= Diego Ubis =

Spanish politician (born 1977)

Diego Ubis López (born 13 June 1977) is a Spanish former politician. He led the Citizens group in the Parliament of La Rioja from 2015 to 2019.

==Biography==
Born in Logroño in La Rioja, Ubis graduated in business and tourism from the University of Zaragoza, and has a master's degree in oenologic tourism from the University of La Rioja. Before taking office, he was the car park manager at the La Rioja Biomedical Research Centre.

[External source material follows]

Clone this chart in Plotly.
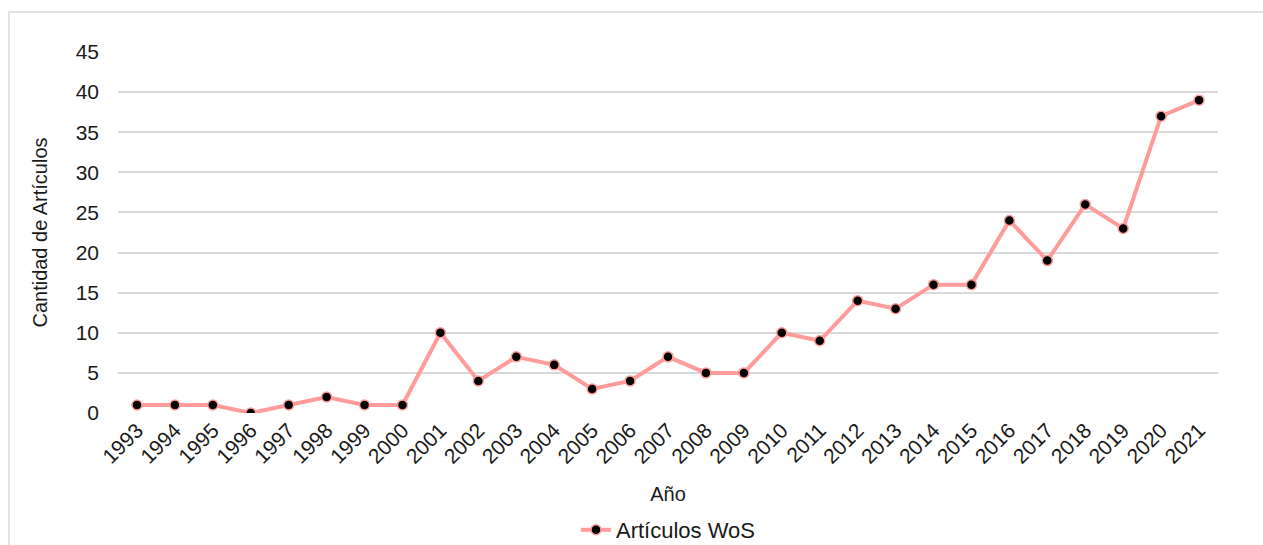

In March 2015, Ubis was chosen as Citizens' lead candidate for the 2015 Riojan regional election. His party entered the Parliament of La Rioja for the first time with four seats, as did Podemos, while the People's Party (PP) lost their majority and the Riojan Party lost all its seats. His party abstained on the first vote for the President of La Rioja, which meant that a majority was not gained and it went to a second vote. By then, his party had reached an agreement with the PP to vote in favour of José Ignacio Ceniceros; this was not an agreement to form a coalition government.

In late 2018, Ubis took paternity leave for the birth of his second daughter, and spent the next ten weeks on half-days between parliament and home. This period corresponded with debates on the budget and the Statute of Autonomy. He said that his decision was independent of his party's agenda to promote paternal leave.

Ahead of the 2019 Riojan regional election, Ubis announced that he would not run, for personal reasons. In the November 2019 Spanish general election, he led the party's list to defend their one Senate of Spain seat in the La Rioja constituency, but the four seats went equally between the PP and Spanish Socialist Workers' Party. In early 2020, at Citizens' convention, he aligned with the sector critical of Inés Arrimadas.